__WHAT YOU HAVE TO DO__. Reproduce all the lines exactly as they stand, apart from the pictures.

__RAW DATA__.
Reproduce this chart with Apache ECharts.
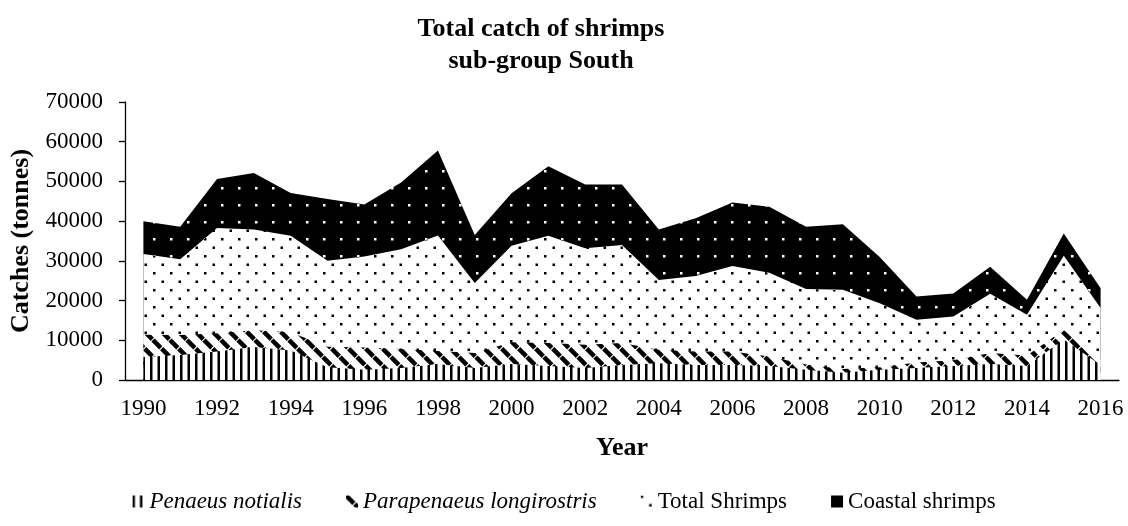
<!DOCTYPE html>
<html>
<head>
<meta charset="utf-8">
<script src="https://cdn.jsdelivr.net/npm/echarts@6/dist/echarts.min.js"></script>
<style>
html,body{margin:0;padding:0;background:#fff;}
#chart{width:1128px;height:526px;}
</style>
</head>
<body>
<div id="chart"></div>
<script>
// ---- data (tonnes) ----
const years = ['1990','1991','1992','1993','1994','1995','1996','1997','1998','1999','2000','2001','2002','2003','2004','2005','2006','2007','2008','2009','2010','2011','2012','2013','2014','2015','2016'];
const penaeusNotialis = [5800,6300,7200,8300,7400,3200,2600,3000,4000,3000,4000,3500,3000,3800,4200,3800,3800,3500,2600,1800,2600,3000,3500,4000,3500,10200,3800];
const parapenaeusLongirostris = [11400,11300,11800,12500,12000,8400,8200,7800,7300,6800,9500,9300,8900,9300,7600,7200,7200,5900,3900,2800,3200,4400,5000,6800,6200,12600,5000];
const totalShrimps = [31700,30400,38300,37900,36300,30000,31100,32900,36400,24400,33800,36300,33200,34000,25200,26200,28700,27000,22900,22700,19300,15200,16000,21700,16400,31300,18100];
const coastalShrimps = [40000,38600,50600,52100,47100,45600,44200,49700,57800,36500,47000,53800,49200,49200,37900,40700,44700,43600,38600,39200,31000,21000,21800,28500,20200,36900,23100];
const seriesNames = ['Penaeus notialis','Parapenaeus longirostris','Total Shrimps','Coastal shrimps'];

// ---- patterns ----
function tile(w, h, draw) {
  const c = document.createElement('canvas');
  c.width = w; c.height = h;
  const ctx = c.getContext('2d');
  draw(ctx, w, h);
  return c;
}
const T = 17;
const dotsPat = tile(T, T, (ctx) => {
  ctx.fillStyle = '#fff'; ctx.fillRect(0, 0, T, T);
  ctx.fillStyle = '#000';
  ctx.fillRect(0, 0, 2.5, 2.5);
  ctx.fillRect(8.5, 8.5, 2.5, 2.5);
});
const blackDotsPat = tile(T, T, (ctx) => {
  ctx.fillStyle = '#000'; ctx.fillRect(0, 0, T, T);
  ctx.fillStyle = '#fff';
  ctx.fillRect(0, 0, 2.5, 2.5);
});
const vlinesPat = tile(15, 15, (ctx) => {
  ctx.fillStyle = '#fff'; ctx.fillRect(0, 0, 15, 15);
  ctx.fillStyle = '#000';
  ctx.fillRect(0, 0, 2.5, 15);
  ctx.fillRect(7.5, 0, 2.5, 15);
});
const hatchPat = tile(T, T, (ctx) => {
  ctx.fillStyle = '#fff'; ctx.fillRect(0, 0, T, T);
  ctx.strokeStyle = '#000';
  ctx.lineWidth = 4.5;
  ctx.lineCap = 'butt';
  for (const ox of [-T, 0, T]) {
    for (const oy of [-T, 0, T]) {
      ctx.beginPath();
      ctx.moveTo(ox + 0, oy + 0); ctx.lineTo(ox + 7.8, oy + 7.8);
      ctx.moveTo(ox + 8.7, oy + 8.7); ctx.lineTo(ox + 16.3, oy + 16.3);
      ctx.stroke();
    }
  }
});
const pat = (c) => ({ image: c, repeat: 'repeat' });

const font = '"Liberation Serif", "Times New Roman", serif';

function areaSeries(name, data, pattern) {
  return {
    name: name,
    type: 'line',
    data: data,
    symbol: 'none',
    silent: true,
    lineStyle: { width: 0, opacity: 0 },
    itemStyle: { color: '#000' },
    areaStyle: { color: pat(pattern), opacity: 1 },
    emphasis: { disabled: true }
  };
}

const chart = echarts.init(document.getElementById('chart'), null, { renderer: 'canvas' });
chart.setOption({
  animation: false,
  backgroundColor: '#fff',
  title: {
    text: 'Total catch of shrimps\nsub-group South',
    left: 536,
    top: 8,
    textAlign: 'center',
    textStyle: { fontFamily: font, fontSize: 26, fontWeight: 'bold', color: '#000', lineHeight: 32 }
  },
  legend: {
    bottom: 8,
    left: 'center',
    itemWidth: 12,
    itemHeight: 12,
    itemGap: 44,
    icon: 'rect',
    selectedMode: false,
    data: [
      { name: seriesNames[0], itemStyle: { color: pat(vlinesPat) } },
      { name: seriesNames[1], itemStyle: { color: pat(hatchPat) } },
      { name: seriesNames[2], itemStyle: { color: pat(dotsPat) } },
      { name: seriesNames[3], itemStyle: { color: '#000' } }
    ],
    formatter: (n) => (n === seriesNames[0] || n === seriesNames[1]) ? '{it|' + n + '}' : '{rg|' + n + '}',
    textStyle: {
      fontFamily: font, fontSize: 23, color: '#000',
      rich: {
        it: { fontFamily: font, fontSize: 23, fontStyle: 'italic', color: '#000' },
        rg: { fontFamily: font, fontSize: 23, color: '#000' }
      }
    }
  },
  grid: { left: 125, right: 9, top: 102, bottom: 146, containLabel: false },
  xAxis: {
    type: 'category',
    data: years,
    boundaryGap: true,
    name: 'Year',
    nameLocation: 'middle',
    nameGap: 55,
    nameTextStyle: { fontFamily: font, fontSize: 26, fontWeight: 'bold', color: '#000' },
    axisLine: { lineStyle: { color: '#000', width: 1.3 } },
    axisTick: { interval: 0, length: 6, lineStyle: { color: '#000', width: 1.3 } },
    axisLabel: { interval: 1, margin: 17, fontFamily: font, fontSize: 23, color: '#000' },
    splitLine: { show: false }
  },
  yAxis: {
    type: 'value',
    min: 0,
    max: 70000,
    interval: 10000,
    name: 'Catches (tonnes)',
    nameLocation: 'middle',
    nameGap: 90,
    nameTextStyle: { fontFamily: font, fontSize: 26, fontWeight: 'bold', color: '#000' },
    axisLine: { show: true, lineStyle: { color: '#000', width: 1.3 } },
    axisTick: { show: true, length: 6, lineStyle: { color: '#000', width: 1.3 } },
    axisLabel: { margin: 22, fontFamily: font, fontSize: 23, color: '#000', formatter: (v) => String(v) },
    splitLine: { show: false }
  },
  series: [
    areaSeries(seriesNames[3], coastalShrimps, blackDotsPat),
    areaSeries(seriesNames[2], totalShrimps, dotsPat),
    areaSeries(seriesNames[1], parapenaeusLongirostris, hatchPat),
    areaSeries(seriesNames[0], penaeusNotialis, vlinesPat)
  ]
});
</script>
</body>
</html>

__RESPONSE__.
Reproduce this chart with Apache ECharts.
<!DOCTYPE html>
<html>
<head>
<meta charset="utf-8">
<script src="https://cdn.jsdelivr.net/npm/echarts@6/dist/echarts.min.js"></script>
<style>
html,body{margin:0;padding:0;background:#fff;}
#chart{width:1128px;height:526px;}
</style>
</head>
<body>
<div id="chart"></div>
<script>
// ---- data (tonnes) ----
const years = ['1990','1991','1992','1993','1994','1995','1996','1997','1998','1999','2000','2001','2002','2003','2004','2005','2006','2007','2008','2009','2010','2011','2012','2013','2014','2015','2016'];
const penaeusNotialis = [5800,6300,7200,8300,7400,3200,2600,3000,4000,3000,4000,3500,3000,3800,4200,3800,3800,3500,2600,1800,2600,3000,3500,4000,3500,10200,3800];
const parapenaeusLongirostris = [11400,11300,11800,12500,12000,8400,8200,7800,7300,6800,9500,9300,8900,9300,7600,7200,7200,5900,3900,2800,3200,4400,5000,6800,6200,12600,5000];
const totalShrimps = [31700,30400,38300,37900,36300,30000,31100,32900,36400,24400,33800,36300,33200,34000,25200,26200,28700,27000,22900,22700,19300,15200,16000,21700,16400,31300,18100];
const coastalShrimps = [40000,38600,50600,52100,47100,45600,44200,49700,57800,36500,47000,53800,49200,49200,37900,40700,44700,43600,38600,39200,31000,21000,21800,28500,20200,36900,23100];
const seriesNames = ['Penaeus notialis','Parapenaeus longirostris','Total Shrimps','Coastal shrimps'];

// ---- patterns ----
function tile(w, h, draw) {
  const c = document.createElement('canvas');
  c.width = w; c.height = h;
  const ctx = c.getContext('2d');
  draw(ctx, w, h);
  return c;
}
const T = 17;
const dotsPat = tile(T, T, (ctx) => {
  ctx.fillStyle = '#fff'; ctx.fillRect(0, 0, T, T);
  ctx.fillStyle = '#000';
  ctx.fillRect(0, 0, 2.5, 2.5);
  ctx.fillRect(8.5, 8.5, 2.5, 2.5);
});
const blackDotsPat = tile(T, T, (ctx) => {
  ctx.fillStyle = '#000'; ctx.fillRect(0, 0, T, T);
  ctx.fillStyle = '#fff';
  ctx.fillRect(0, 0, 2.5, 2.5);
});
const vlinesPat = tile(15, 15, (ctx) => {
  ctx.fillStyle = '#fff'; ctx.fillRect(0, 0, 15, 15);
  ctx.fillStyle = '#000';
  ctx.fillRect(0, 0, 2.5, 15);
  ctx.fillRect(7.5, 0, 2.5, 15);
});
const hatchPat = tile(T, T, (ctx) => {
  ctx.fillStyle = '#fff'; ctx.fillRect(0, 0, T, T);
  ctx.strokeStyle = '#000';
  ctx.lineWidth = 4.5;
  ctx.lineCap = 'butt';
  for (const ox of [-T, 0, T]) {
    for (const oy of [-T, 0, T]) {
      ctx.beginPath();
      ctx.moveTo(ox + 0, oy + 0); ctx.lineTo(ox + 7.8, oy + 7.8);
      ctx.moveTo(ox + 8.7, oy + 8.7); ctx.lineTo(ox + 16.3, oy + 16.3);
      ctx.stroke();
    }
  }
});
const pat = (c) => ({ image: c, repeat: 'repeat' });

const font = '"Liberation Serif", "Times New Roman", serif';

function areaSeries(name, data, pattern) {
  return {
    name: name,
    type: 'line',
    data: data,
    symbol: 'none',
    silent: true,
    lineStyle: { width: 0, opacity: 0 },
    itemStyle: { color: '#000' },
    areaStyle: { color: pat(pattern), opacity: 1 },
    emphasis: { disabled: true }
  };
}

const chart = echarts.init(document.getElementById('chart'), null, { renderer: 'canvas' });
chart.setOption({
  animation: false,
  backgroundColor: '#fff',
  title: {
    text: 'Total catch of shrimps\nsub-group South',
    left: 536,
    top: 8,
    textAlign: 'center',
    textStyle: { fontFamily: font, fontSize: 26, fontWeight: 'bold', color: '#000', lineHeight: 32 }
  },
  legend: {
    bottom: 8,
    left: 'center',
    itemWidth: 12,
    itemHeight: 12,
    itemGap: 44,
    icon: 'rect',
    selectedMode: false,
    data: [
      { name: seriesNames[0], itemStyle: { color: pat(vlinesPat) } },
      { name: seriesNames[1], itemStyle: { color: pat(hatchPat) } },
      { name: seriesNames[2], itemStyle: { color: pat(dotsPat) } },
      { name: seriesNames[3], itemStyle: { color: '#000' } }
    ],
    formatter: (n) => (n === seriesNames[0] || n === seriesNames[1]) ? '{it|' + n + '}' : '{rg|' + n + '}',
    textStyle: {
      fontFamily: font, fontSize: 23, color: '#000',
      rich: {
        it: { fontFamily: font, fontSize: 23, fontStyle: 'italic', color: '#000' },
        rg: { fontFamily: font, fontSize: 23, color: '#000' }
      }
    }
  },
  grid: { left: 125, right: 9, top: 102, bottom: 146, containLabel: false },
  xAxis: {
    type: 'category',
    data: years,
    boundaryGap: true,
    name: 'Year',
    nameLocation: 'middle',
    nameGap: 55,
    nameTextStyle: { fontFamily: font, fontSize: 26, fontWeight: 'bold', color: '#000' },
    axisLine: { lineStyle: { color: '#000', width: 1.3 } },
    axisTick: { interval: 0, length: 6, lineStyle: { color: '#000', width: 1.3 } },
    axisLabel: { interval: 1, margin: 17, fontFamily: font, fontSize: 23, color: '#000' },
    splitLine: { show: false }
  },
  yAxis: {
    type: 'value',
    min: 0,
    max: 70000,
    interval: 10000,
    name: 'Catches (tonnes)',
    nameLocation: 'middle',
    nameGap: 90,
    nameTextStyle: { fontFamily: font, fontSize: 26, fontWeight: 'bold', color: '#000' },
    axisLine: { show: true, lineStyle: { color: '#000', width: 1.3 } },
    axisTick: { show: true, length: 6, lineStyle: { color: '#000', width: 1.3 } },
    axisLabel: { margin: 22, fontFamily: font, fontSize: 23, color: '#000', formatter: (v) => String(v) },
    splitLine: { show: false }
  },
  series: [
    areaSeries(seriesNames[3], coastalShrimps, blackDotsPat),
    areaSeries(seriesNames[2], totalShrimps, dotsPat),
    areaSeries(seriesNames[1], parapenaeusLongirostris, hatchPat),
    areaSeries(seriesNames[0], penaeusNotialis, vlinesPat)
  ]
});
</script>
</body>
</html>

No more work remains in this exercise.